Obama has also proposed a national infrastructure protection plan for critical infrastructure, which would be executed in cooperation with the private sector. The plan includes modernizing the electrical grid and upgrading highways, rail, ports, water, and aviation.
Education. President Obama has already declared education in science, technology, engineering, and mathematics a "national priority," citing the statistic that among industrialized nations, U.S. scores on international science and math tests rank in the bottom third and bottom fifth, respectively. Over the past 30 years, federal STEM funding has declined, while other countries have substantially increased their research budgets. President Obama plans to fund scholarships to increase the numbers of K12 STEM teachers and college students studying in STEM fields. He is also working to coordinate STEM education policy through a STEM Education Committee in the Office of Science and Technology Policy.
Research. President Obama has proposed making permanent the research and development tax credit. He also plans to introduce a $500 million Technology Investment Fund that would build on existing federal education technology programs by offering matching grants to ensure that technology is integrated in public schools.

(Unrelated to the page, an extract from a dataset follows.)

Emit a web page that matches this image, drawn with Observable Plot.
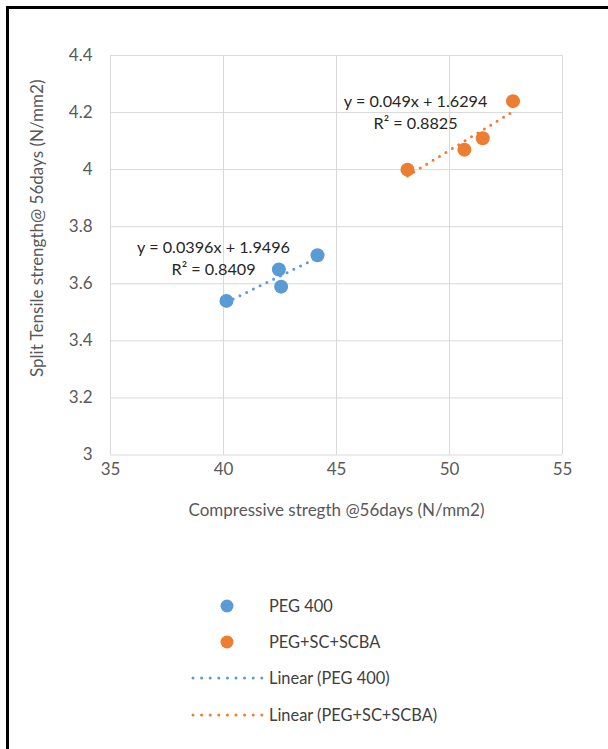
<!DOCTYPE html>
<html><head><meta charset="utf-8">
<script src="https://cdn.jsdelivr.net/npm/d3@7"></script>
<script src="https://cdn.jsdelivr.net/npm/@observablehq/plot@0.6"></script>
<style>
html,body{margin:0;padding:0;background:#fff;width:608px;height:749px;overflow:hidden;font-family:Lato,sans-serif}
#wrap{position:relative;width:608px;height:749px}
#frame{position:absolute;left:6px;top:6px;width:700px;height:800px;border-left:3px solid #000;border-top:3px solid #000;box-sizing:border-box;pointer-events:none}
#chart{position:absolute;left:0;top:0}
.leg{position:absolute;left:0;width:608px;height:24px;font-size:16.4px;color:#404040}
.leg svg{position:absolute;left:0;top:0}
.leg span{position:absolute;left:269px;top:2px;line-height:20px}
</style>
</head><body>
<div id="wrap"><div id="chart"></div><div id="legend"></div><div id="frame"></div></div>
<script>
// ---- data ----
const seriesNames = ["PEG 400", "PEG+SC+SCBA"];
const trendNames = ["Linear (PEG 400)", "Linear (PEG+SC+SCBA)"];
const peg400X = [40.13, 42.45, 42.55, 44.16];
const peg400Y = [3.54, 3.65, 3.59, 3.70];
const pegScX = [48.14, 50.66, 51.47, 52.81];
const pegScY = [4.00, 4.07, 4.11, 4.24];
const xTicks = [35, 40, 45, 50, 55];
const yTicks = [3, 3.2, 3.4, 3.6, 3.8, 4, 4.2, 4.4];
const yTickLabels = ["3", "3.2", "3.4", "3.6", "3.8", "4", "4.2", "4.4"];
const xTitle = "Compressive stregth @56days (N/mm2)";
const yTitle = "Split Tensile strength@ 56days (N/mm2)";
const eqLabels = ["y = 0.0396x + 1.9496", "R² = 0.8409", "y = 0.049x + 1.6294", "R² = 0.8825"];
const eqX = [39.56, 39.56, 48.5, 48.5];
const eqY = [3.726, 3.649, 4.237, 4.160];
const colors = ["#5B9BD5", "#ED7D31"];

// ---- build ----
const pts = [
  ...peg400X.map((x, i) => ({x, y: peg400Y[i], s: seriesNames[0]})),
  ...pegScX.map((x, i) => ({x, y: pegScY[i], s: seriesNames[1]}))
];
const eq = eqLabels.map((t, i) => ({t, x: eqX[i], y: eqY[i]}));
const color = d3.scaleOrdinal(seriesNames, colors);

const chart = Plot.plot({
  width: 608, height: 540,
  marginLeft: 110, marginRight: 46, marginTop: 55, marginBottom: 85.5,
  x: {domain: [35, 55]},
  y: {domain: [3, 4.4]},
  style: {fontFamily: "Lato, sans-serif", fontSize: "17px", color: "#595959", background: "transparent"},
  marks: [
    Plot.gridX(xTicks, {stroke: "#d9d9d9", strokeOpacity: 1, strokeWidth: 1}),
    Plot.gridY(yTicks, {stroke: "#d9d9d9", strokeOpacity: 1, strokeWidth: 1}),
    Plot.axisX(xTicks, {tickSize: 0, tickPadding: 8, label: null, fill: "#595959", fontSize: 17}),
    Plot.axisY(yTicks, {tickSize: 0, tickPadding: 18, label: null, fill: "#595959", fontSize: 17,
      tickFormat: (d, i) => yTickLabels[i]}),
    Plot.text([xTitle], {frameAnchor: "bottom", lineAnchor: "middle", textAnchor: "middle", dy: 55.5, fill: "#595959", fontSize: 17}),
    Plot.text([yTitle], {frameAnchor: "left", lineAnchor: "middle", textAnchor: "middle", rotate: -90, dx: -73, dy: -27, fill: "#595959", fontSize: 17}),
    Plot.dot(pts, {x: "x", y: "y", r: 7, fill: d => color(d.s), stroke: null}),
    Plot.linearRegressionY(pts, {x: "x", y: "y", z: "s", stroke: d => color(d.s), ci: 0,
      strokeWidth: 3, strokeDasharray: "0 7.5", strokeLinecap: "round"}),
    Plot.text(eq, {x: "x", y: "y", text: "t", fill: "#262626", fontSize: 16.2})
  ]
});
document.getElementById("chart").append(chart);

// ---- legend ----
const legTops = [606, 642, 678, 715];
const legend = document.getElementById("legend");
[0, 1, 2, 3].forEach(i => {
  const div = document.createElement("div");
  div.className = "leg";
  div.style.top = (legTops[i] - 12) + "px";
  const c = colors[i % 2];
  const sw = i < 2
    ? `<svg width="300" height="24"><circle cx="227" cy="12" r="6.5" fill="${c}"/></svg>`
    : `<svg width="300" height="24"><line x1="193" x2="262" y1="12" y2="12" stroke="${c}" stroke-width="3" stroke-dasharray="0 8.6" stroke-linecap="round"/></svg>`;
  div.innerHTML = sw + `<span>${i < 2 ? seriesNames[i] : trendNames[i - 2]}</span>`;
  legend.append(div);
});
</script>
</body></html>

While President Obama's technology-friendly agenda should provide new opportunities for the engineering profession, his view of contracting and procurement is unsettling. According to www.change.gov, "The Obama-Biden administration will realize savings by reducing the corruption and cost overruns that have become all too routine in defense contracting. This includes launching a program of acquisition reform and management, which would end the common practice of no-bid contracting." While seeking to end corruption in the contracting process is good for everyone, qualifications-based selection, which is supported by NSPE, may be caught in the reform net. NSPE is planning an outreach initiative to educate Congress and the administration about the importance of QBS and its important role in the ethical practice of engineering.